----- DATASET CONTENT -----

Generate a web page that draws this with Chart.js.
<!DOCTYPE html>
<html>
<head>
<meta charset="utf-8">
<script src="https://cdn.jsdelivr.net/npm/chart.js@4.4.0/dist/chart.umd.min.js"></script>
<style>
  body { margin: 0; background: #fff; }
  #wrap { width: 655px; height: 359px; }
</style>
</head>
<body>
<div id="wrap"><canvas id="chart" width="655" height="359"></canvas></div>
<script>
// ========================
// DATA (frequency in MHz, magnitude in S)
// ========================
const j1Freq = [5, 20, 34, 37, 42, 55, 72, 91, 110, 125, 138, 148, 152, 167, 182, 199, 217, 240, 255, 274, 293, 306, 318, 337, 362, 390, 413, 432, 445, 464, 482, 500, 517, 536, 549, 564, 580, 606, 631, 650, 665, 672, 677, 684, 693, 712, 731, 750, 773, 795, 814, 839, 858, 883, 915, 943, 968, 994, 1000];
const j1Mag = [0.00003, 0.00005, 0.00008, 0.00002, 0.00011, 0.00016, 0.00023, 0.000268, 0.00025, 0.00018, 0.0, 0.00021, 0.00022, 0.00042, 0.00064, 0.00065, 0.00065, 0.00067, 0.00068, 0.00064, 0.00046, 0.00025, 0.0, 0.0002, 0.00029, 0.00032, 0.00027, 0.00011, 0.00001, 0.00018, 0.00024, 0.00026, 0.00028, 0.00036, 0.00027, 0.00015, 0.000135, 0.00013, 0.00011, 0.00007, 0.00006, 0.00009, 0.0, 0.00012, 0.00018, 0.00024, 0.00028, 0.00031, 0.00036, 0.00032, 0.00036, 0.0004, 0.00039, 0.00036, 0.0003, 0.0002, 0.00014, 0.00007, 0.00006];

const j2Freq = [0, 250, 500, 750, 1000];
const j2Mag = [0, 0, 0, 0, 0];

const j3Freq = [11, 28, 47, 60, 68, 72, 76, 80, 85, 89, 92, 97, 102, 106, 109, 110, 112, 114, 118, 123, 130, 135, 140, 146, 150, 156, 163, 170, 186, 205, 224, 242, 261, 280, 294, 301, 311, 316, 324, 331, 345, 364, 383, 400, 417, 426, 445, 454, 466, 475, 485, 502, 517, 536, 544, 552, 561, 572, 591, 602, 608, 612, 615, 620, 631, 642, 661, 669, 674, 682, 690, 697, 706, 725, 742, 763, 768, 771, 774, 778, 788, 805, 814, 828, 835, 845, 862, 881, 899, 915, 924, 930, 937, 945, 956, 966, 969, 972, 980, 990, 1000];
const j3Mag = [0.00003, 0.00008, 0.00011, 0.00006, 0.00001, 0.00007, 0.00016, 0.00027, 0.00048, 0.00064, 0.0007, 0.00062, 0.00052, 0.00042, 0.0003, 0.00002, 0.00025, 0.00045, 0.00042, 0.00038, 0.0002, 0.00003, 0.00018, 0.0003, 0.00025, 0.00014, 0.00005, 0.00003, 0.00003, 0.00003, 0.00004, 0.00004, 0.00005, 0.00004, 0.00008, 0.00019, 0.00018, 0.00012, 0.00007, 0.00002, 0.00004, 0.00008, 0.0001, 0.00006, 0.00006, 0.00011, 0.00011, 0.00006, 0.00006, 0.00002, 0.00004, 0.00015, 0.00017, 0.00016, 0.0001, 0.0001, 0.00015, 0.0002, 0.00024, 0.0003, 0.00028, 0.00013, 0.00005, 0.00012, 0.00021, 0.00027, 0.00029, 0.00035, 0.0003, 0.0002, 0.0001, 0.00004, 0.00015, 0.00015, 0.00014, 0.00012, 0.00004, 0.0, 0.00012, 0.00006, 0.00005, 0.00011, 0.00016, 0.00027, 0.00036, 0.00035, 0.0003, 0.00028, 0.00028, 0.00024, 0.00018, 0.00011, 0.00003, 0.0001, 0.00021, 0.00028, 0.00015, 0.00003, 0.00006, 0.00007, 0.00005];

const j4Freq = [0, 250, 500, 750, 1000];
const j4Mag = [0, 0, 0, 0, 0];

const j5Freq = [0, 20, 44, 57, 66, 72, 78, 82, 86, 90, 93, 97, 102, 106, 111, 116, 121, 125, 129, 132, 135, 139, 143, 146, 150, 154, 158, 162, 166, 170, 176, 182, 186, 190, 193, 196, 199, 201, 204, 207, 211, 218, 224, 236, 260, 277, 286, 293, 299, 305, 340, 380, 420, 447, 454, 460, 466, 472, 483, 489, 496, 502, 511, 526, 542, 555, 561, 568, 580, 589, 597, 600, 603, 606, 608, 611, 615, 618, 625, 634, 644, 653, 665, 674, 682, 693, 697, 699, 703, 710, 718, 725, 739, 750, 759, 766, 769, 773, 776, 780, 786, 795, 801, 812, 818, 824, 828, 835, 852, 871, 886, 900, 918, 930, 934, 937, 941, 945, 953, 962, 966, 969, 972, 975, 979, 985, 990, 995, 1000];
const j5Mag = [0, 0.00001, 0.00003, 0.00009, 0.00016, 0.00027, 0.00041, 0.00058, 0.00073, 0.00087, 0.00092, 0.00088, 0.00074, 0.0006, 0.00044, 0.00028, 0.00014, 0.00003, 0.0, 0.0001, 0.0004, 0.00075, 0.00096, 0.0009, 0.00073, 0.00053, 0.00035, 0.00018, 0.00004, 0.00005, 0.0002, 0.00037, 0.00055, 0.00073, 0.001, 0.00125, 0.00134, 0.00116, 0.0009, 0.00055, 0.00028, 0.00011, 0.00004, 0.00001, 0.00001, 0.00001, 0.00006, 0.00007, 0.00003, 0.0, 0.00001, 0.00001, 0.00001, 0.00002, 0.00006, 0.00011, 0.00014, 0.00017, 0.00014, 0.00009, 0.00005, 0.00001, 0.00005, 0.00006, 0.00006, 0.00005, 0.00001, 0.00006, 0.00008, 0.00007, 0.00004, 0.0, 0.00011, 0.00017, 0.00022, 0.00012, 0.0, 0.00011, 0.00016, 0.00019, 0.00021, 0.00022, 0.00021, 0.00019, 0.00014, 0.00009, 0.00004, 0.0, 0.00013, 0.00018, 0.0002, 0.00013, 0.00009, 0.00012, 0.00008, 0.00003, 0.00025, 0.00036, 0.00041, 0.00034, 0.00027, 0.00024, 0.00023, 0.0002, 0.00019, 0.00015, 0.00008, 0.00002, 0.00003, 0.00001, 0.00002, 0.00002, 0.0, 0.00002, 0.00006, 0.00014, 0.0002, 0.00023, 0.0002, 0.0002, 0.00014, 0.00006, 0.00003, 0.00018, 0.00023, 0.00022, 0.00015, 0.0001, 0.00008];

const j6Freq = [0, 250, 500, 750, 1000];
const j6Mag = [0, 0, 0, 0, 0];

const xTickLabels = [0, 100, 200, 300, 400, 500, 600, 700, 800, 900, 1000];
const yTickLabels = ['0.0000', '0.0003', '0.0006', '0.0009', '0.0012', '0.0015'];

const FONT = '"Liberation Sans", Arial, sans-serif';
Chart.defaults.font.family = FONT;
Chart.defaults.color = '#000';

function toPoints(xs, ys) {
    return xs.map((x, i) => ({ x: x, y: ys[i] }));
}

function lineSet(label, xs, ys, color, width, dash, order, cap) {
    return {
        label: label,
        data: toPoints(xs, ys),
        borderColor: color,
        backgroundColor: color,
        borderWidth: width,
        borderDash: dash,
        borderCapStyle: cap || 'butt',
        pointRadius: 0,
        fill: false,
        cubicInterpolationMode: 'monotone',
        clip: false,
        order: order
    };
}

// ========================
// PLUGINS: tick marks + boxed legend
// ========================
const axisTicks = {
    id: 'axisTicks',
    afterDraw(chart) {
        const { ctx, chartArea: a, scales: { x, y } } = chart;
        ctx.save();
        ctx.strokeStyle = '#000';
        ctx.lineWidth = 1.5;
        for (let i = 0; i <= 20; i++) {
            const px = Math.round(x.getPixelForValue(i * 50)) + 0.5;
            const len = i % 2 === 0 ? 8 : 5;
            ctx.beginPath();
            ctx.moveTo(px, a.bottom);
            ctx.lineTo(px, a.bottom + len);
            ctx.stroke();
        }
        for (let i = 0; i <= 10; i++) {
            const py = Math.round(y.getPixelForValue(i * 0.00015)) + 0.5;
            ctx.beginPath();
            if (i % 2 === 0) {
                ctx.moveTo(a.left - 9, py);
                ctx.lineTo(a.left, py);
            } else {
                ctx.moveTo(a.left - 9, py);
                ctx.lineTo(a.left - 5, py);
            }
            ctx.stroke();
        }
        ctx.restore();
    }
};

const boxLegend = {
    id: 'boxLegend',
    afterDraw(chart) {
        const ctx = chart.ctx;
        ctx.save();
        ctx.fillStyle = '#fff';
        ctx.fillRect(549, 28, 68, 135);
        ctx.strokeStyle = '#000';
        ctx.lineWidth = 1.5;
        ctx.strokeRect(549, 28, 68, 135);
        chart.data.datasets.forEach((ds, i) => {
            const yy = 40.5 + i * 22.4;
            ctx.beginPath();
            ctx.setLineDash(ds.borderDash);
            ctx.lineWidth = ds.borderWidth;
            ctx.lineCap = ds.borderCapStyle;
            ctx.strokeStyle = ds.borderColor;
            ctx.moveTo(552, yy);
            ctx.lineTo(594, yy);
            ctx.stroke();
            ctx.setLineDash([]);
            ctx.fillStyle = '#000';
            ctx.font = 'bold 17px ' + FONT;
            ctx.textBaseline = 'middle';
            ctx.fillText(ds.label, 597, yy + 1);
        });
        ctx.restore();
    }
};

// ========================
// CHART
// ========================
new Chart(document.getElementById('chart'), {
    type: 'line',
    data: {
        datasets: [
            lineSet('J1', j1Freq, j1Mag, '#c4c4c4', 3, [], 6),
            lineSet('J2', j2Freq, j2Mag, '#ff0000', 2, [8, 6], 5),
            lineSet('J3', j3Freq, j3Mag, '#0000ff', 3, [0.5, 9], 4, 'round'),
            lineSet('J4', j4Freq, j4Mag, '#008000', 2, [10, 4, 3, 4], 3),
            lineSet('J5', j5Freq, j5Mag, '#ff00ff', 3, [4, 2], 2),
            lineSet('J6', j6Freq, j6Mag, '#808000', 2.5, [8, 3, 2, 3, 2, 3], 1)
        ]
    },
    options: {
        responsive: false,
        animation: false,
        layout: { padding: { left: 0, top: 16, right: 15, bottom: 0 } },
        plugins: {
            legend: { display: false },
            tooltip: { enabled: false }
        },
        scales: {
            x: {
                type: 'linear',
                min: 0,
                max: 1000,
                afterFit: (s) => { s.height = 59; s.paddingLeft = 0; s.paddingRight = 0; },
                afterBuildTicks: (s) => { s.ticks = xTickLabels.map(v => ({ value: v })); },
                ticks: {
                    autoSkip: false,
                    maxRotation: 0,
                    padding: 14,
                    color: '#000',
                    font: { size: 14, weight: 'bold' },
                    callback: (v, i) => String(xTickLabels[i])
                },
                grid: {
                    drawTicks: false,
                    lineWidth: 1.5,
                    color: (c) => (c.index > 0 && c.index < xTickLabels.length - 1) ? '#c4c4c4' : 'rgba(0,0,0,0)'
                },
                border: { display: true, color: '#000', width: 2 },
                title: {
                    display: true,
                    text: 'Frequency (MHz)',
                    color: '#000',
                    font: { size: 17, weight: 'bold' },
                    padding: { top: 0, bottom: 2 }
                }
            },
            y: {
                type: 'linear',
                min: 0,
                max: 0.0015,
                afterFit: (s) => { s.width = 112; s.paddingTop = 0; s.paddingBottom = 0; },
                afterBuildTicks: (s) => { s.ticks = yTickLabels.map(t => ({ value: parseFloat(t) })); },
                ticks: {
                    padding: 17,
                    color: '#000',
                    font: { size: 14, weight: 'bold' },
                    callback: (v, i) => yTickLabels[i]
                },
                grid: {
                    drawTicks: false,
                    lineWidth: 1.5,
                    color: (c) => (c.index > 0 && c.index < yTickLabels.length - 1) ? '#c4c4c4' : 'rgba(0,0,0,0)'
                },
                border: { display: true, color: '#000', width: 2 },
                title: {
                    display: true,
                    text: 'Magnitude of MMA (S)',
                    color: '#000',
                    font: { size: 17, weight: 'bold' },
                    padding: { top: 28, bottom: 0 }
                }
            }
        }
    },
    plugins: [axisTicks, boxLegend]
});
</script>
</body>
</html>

-----

THE REQUEST:
Extract the first line above and each line after it up to and including the one with "const j2Mag = [0, 0, 0, 0, 0];", please, exactly and with nothing else.

FINISHED ANSWER:
Generate a web page that draws this with Chart.js.
<!DOCTYPE html>
<html>
<head>
<meta charset="utf-8">
<script src="https://cdn.jsdelivr.net/npm/chart.js@4.4.0/dist/chart.umd.min.js"></script>
<style>
  body { margin: 0; background: #fff; }
  #wrap { width: 655px; height: 359px; }
</style>
</head>
<body>
<div id="wrap"><canvas id="chart" width="655" height="359"></canvas></div>
<script>
// ========================
// DATA (frequency in MHz, magnitude in S)
// ========================
const j1Freq = [5, 20, 34, 37, 42, 55, 72, 91, 110, 125, 138, 148, 152, 167, 182, 199, 217, 240, 255, 274, 293, 306, 318, 337, 362, 390, 413, 432, 445, 464, 482, 500, 517, 536, 549, 564, 580, 606, 631, 650, 665, 672, 677, 684, 693, 712, 731, 750, 773, 795, 814, 839, 858, 883, 915, 943, 968, 994, 1000];
const j1Mag = [0.00003, 0.00005, 0.00008, 0.00002, 0.00011, 0.00016, 0.00023, 0.000268, 0.00025, 0.00018, 0.0, 0.00021, 0.00022, 0.00042, 0.00064, 0.00065, 0.00065, 0.00067, 0.00068, 0.00064, 0.00046, 0.00025, 0.0, 0.0002, 0.00029, 0.00032, 0.00027, 0.00011, 0.00001, 0.00018, 0.00024, 0.00026, 0.00028, 0.00036, 0.00027, 0.00015, 0.000135, 0.00013, 0.00011, 0.00007, 0.00006, 0.00009, 0.0, 0.00012, 0.00018, 0.00024, 0.00028, 0.00031, 0.00036, 0.00032, 0.00036, 0.0004, 0.00039, 0.00036, 0.0003, 0.0002, 0.00014, 0.00007, 0.00006];

const j2Freq = [0, 250, 500, 750, 1000];
const j2Mag = [0, 0, 0, 0, 0];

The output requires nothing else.